__CHALLENGE__
Below this line are records; write out exactly the lines from the one containing "Output the Python" through the one containing "y_ticks = [0, 2, 4, 6]", with the pictures left out.

----

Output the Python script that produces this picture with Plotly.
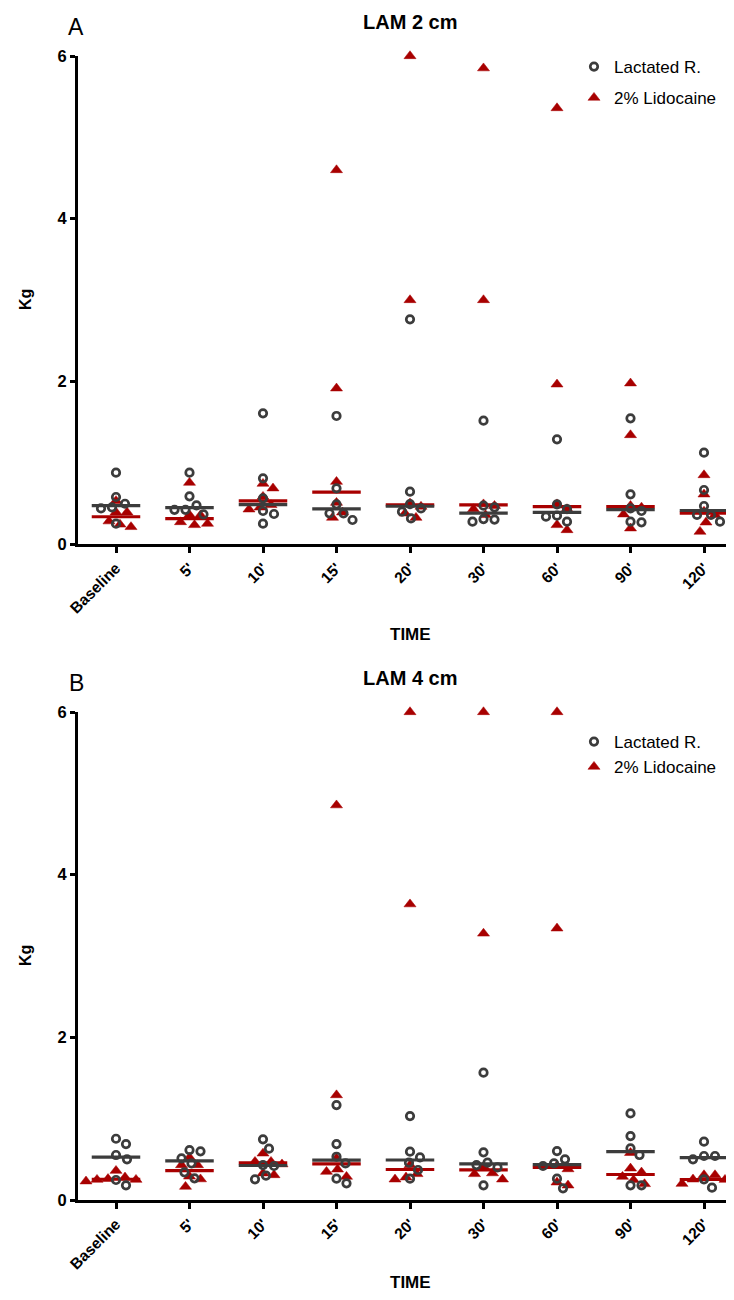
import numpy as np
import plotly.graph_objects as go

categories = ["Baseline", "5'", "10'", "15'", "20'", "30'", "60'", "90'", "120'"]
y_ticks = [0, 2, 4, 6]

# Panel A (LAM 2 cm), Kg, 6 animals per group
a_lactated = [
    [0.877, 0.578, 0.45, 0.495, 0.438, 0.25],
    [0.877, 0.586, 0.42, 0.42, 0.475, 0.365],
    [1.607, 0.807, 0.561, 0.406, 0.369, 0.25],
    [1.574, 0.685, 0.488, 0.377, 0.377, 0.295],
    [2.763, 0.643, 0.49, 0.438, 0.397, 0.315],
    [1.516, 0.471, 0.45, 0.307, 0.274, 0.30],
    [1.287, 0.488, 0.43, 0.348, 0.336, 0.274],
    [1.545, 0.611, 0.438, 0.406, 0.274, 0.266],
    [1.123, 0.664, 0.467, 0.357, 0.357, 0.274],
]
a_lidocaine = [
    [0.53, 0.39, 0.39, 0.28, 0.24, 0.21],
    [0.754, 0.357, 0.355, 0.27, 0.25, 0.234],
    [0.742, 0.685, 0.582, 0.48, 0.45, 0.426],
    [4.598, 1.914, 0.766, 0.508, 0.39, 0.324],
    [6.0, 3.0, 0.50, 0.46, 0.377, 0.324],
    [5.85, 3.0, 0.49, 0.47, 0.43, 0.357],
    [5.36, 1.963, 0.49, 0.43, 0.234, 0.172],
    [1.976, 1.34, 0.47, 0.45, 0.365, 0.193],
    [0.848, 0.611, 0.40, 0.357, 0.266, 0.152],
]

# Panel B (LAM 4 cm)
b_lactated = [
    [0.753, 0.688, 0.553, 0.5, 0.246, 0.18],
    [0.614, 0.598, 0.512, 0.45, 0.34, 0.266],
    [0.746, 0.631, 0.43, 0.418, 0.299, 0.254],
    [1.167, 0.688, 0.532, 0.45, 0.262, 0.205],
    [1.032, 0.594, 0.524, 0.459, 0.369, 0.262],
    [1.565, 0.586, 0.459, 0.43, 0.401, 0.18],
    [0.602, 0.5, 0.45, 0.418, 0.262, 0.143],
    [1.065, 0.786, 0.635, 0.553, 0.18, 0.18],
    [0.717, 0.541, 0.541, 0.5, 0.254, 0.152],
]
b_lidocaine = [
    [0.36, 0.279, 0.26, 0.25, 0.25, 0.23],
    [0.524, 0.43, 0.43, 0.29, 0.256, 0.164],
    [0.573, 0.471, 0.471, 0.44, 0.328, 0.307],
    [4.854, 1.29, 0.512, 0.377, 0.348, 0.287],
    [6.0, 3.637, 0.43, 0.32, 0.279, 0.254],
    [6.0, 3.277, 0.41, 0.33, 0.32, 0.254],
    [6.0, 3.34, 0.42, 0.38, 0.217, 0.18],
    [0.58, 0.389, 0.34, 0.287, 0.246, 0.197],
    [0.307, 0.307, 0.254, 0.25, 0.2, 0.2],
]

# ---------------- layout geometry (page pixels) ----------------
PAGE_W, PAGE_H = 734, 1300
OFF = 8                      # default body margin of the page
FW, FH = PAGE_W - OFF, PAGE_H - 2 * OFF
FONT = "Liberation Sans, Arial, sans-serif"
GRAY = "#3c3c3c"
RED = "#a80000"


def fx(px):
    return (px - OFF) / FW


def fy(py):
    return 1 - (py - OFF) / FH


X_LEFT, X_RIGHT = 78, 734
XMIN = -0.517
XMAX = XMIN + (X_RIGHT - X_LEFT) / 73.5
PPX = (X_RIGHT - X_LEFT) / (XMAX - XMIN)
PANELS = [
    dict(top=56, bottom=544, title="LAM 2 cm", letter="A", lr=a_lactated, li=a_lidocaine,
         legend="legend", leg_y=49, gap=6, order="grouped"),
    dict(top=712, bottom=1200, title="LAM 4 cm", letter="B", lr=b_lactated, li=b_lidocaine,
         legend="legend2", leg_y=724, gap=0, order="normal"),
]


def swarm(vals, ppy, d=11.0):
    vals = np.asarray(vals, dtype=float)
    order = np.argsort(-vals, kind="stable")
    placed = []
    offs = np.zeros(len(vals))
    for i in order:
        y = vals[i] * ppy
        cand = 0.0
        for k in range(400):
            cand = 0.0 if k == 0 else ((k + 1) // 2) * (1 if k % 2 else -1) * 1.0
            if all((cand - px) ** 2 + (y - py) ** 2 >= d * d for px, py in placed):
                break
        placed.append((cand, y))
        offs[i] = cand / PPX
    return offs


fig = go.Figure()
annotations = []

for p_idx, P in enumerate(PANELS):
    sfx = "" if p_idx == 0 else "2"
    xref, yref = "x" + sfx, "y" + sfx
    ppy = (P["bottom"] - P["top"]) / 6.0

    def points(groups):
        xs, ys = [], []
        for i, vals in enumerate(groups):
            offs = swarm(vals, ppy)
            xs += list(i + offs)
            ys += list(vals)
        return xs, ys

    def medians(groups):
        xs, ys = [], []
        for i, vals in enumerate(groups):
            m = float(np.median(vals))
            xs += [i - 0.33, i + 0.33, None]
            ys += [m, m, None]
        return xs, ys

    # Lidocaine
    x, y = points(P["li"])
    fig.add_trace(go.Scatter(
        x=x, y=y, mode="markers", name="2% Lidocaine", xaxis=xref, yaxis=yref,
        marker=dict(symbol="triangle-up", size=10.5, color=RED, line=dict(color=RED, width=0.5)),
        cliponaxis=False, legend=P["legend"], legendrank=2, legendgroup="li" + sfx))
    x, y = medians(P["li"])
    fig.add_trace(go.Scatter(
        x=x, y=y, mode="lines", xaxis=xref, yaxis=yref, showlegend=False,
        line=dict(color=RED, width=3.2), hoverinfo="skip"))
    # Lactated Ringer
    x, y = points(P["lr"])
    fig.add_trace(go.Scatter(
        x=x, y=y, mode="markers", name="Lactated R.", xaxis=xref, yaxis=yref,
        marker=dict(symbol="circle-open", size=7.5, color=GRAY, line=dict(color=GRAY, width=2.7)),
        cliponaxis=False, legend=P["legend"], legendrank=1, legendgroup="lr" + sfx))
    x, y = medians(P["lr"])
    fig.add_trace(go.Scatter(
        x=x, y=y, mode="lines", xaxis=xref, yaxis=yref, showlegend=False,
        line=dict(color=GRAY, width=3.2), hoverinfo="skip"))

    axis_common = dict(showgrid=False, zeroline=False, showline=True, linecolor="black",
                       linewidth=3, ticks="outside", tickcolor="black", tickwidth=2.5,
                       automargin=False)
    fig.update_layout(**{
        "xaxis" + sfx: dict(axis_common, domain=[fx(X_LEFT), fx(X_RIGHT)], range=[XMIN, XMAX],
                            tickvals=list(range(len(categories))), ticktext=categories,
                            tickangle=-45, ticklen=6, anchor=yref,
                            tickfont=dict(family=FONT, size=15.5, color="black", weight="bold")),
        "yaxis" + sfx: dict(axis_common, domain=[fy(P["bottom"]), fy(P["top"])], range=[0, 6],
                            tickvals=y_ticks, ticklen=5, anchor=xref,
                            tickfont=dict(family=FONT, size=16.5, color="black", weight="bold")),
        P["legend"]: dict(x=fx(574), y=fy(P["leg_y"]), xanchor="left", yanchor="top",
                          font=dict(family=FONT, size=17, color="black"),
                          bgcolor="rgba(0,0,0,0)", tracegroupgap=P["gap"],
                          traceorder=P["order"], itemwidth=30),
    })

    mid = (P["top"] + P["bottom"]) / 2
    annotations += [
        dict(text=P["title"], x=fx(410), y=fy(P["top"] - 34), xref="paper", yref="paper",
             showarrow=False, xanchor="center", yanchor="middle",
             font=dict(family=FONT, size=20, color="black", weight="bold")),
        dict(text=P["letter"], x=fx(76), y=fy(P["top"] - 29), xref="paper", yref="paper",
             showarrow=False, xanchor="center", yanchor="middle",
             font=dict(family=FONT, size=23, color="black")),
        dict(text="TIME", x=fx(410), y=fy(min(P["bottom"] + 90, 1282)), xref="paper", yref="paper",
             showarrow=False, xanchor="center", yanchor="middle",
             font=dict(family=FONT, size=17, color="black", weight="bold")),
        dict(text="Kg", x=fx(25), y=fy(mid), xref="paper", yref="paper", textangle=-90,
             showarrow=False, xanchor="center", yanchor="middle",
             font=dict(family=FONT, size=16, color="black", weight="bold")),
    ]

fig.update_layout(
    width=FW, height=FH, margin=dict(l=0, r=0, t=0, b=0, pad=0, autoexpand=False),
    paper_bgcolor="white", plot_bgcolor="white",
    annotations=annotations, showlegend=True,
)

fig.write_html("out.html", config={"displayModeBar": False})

----

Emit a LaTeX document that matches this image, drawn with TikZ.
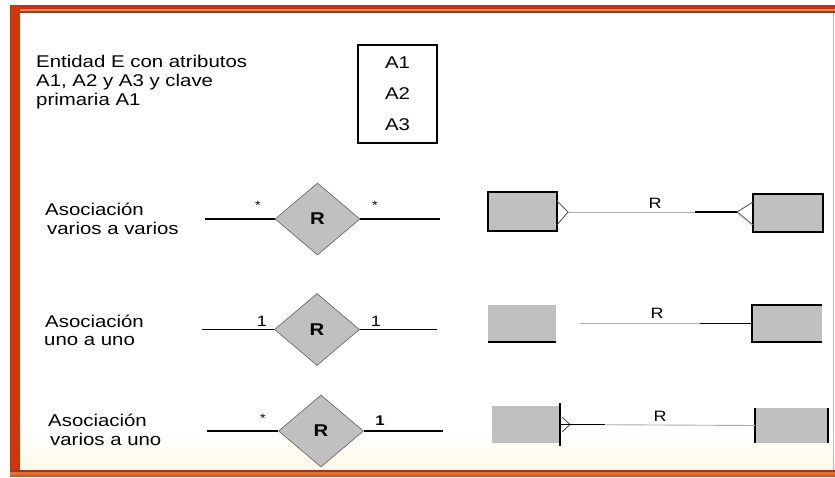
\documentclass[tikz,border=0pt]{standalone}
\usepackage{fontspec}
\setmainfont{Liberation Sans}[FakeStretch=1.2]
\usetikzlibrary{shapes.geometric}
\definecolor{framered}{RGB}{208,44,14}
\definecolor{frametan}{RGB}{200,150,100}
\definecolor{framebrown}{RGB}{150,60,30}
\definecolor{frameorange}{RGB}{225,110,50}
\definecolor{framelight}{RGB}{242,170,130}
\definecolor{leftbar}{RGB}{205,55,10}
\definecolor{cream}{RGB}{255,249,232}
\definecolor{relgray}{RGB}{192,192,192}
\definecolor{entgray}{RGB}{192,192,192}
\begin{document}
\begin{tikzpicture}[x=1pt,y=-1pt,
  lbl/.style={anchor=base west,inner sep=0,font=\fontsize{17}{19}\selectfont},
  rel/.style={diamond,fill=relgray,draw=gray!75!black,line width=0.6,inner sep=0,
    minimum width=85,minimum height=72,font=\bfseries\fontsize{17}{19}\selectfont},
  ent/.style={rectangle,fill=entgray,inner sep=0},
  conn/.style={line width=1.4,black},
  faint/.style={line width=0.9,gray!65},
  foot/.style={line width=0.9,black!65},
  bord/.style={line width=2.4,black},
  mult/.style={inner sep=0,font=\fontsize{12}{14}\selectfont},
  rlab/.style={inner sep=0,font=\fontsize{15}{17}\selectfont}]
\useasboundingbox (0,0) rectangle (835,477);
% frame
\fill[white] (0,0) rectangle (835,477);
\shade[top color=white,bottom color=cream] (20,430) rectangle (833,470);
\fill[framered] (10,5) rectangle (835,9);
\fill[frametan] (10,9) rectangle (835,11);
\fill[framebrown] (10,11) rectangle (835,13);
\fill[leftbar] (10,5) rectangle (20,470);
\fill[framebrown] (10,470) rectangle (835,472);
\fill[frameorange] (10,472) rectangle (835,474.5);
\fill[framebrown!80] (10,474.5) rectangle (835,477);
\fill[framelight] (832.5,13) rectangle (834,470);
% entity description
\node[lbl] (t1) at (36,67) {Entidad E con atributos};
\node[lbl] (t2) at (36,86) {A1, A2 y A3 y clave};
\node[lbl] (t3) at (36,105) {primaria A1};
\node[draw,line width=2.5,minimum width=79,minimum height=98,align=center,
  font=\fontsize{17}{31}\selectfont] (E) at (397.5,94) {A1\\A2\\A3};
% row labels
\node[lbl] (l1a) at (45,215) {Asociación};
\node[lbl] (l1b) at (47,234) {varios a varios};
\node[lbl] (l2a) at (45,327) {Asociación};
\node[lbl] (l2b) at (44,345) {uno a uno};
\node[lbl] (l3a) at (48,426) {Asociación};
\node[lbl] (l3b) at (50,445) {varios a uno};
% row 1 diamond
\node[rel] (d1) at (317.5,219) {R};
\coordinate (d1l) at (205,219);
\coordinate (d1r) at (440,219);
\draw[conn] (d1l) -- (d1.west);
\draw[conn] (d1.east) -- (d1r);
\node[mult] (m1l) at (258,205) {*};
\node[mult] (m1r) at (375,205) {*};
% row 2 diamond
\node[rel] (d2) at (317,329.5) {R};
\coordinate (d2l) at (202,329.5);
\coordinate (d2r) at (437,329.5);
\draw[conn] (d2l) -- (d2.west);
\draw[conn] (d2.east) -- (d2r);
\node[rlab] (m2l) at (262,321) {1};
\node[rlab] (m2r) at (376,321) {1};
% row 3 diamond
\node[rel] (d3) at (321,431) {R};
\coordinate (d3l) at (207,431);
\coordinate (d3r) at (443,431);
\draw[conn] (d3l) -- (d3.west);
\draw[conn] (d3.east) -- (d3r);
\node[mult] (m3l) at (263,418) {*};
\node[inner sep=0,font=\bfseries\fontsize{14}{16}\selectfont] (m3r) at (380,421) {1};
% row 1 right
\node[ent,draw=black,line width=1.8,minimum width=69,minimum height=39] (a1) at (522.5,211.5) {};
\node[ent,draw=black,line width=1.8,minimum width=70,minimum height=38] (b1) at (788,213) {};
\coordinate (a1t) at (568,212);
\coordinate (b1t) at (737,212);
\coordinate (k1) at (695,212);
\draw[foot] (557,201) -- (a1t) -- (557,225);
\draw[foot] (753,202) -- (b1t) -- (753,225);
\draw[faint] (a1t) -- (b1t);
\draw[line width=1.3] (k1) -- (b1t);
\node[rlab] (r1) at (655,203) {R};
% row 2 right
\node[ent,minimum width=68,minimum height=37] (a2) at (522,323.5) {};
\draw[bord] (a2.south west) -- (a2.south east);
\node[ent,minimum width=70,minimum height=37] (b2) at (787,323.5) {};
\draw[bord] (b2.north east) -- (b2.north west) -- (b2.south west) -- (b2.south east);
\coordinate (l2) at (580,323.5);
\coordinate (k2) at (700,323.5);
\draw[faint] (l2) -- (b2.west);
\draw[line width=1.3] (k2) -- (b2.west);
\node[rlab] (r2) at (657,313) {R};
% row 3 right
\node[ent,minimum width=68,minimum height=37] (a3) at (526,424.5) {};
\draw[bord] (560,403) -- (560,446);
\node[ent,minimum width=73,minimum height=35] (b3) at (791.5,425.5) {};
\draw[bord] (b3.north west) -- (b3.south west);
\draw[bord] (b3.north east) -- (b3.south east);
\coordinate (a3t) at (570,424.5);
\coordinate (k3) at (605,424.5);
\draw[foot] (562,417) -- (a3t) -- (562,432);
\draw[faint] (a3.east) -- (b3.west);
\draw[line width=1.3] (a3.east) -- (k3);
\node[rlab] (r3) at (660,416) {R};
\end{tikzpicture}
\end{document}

----

__OUTPUT FOR THIS TASK__
Output the Python script that produces this picture with Plotly.
import numpy as np
import plotly.graph_objects as go

categories = ["Baseline", "5'", "10'", "15'", "20'", "30'", "60'", "90'", "120'"]
y_ticks = [0, 2, 4, 6]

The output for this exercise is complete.